Ferguson, John Creery (1802–65), medical doctor, was born 22 August 1802 at Tandragee, Co. Armagh, son of Thomas Ferguson, doctor and apothecary, and his wife Elizabeth, daughter of John Creery, rector of Tandragee. Thomas practised in Tandragee and then Dublin, where he later died during the cholera epidemic of 1832. John was educated at the Feinaiglian Institution and went on to win a scholarship to TCD (1818), obtaining the gold medal for first place in the examination. He received a BA (1823), a degree in medicine (1827), and an MA (1833) from Trinity. On 9 June 1827 he obtained the licence and on 12 November 1829 the fellowship of the College of Physicians in Ireland.

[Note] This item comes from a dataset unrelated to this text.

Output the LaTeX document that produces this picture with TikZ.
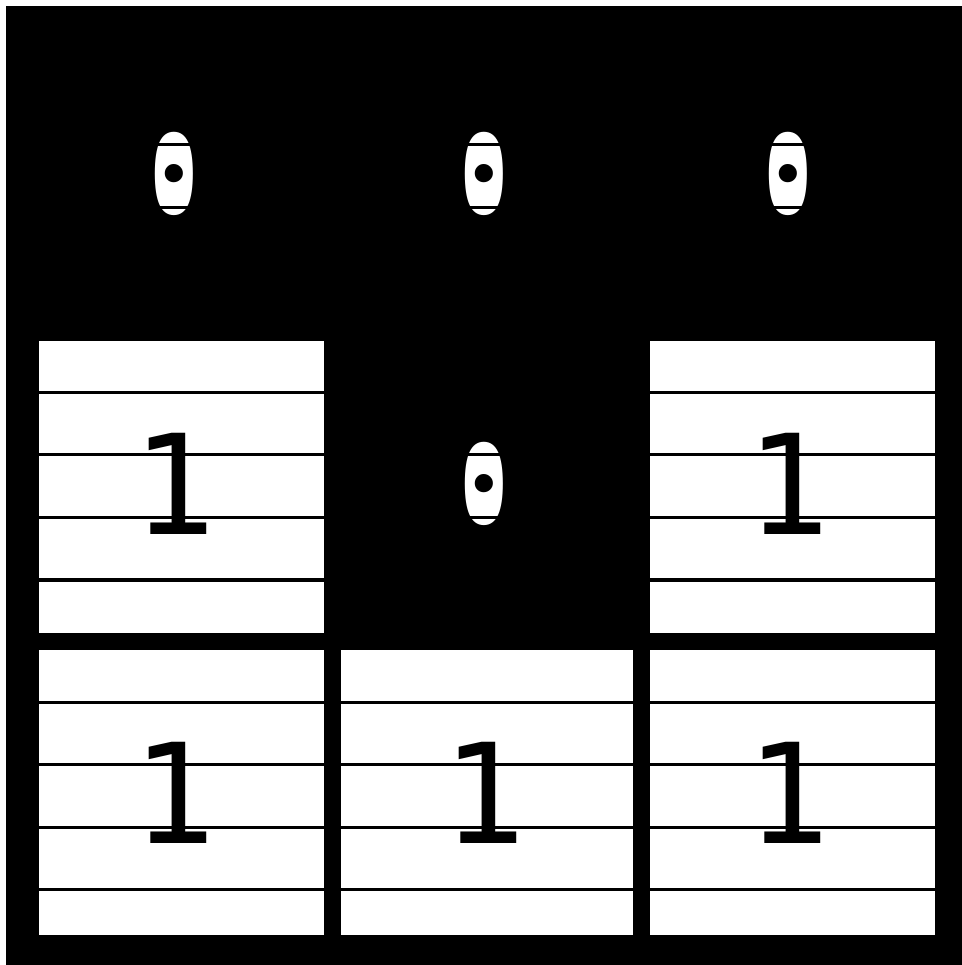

In 1824 he went to Edinburgh for a year with William Stokes (qv) to gain further medical experience; they graduated there the following year. He also visited Paris (1827), where he was introduced to the use of the stethoscope in diagnosing pregnancy by Jacques de Kergaradec, who pioneered the technique. However, contemporary French obstetricians failed to recognise the significance of the stethoscope and advised Kergaradec ‘to abandon these toys of ignorance, truly prejudicial to science and the well-being of an amiable and interesting sex’ (Coakley, 1988). Ferguson returned to Ireland convinced of the importance of foetal auscultation, and in November 1827 at the Dublin General Dispensary, Temple Bar, he heard the human foetal heart for the first time in Ireland or Britain. He recommended the use of the stethoscope to the master of the Rotunda hospital, Robert Collins, and his assistants, Evory Kennedy (qv) and O'Brien Adams. The technique was taken up with enthusiasm and soon became routine practice in the wards. He wrote a paper, ‘Auscultation, the only unequivocal evidence of pregnancy’, in Dublin Medical Transactions, i (1830), 64. A later publication by Evory Kennedy further influenced the theory and practice of obstetrics in Scotland and England.
Ferguson continued his practice in Dublin, and was physician to Simpson's Hospital and Sir Patrick Dun's Hospital. After the founding of the School of Medicine of the Apothecaries' Hall in 1836 he was appointed first professor of medicine (1837–46). He was given responsibility for fever hospitals after the cholera epidemic of 1832 and the typhus epidemic following the famine of 1845–9. In 1846 he was elected King's professor of the practice of medicine in the school of physic, TCD, and in 1849 appointed first professor of medicine to QCB. He was an examiner in the queen's university and president of the Ulster Medical Society. While there, he published Consumption: what it is, and what it is not: its causation and its remediability (Belfast, 1858).
He married first Jane Clarke from Dublin, and after her death his cousin, a Miss Tate from England. Altogether he had eleven children, ten of whom survived him. He was a popular man with a genial disposition. He died 24 June 1865 in Belfast and was interred at Balmoral in south Belfast, where a monument to his memory was erected by his medical colleagues.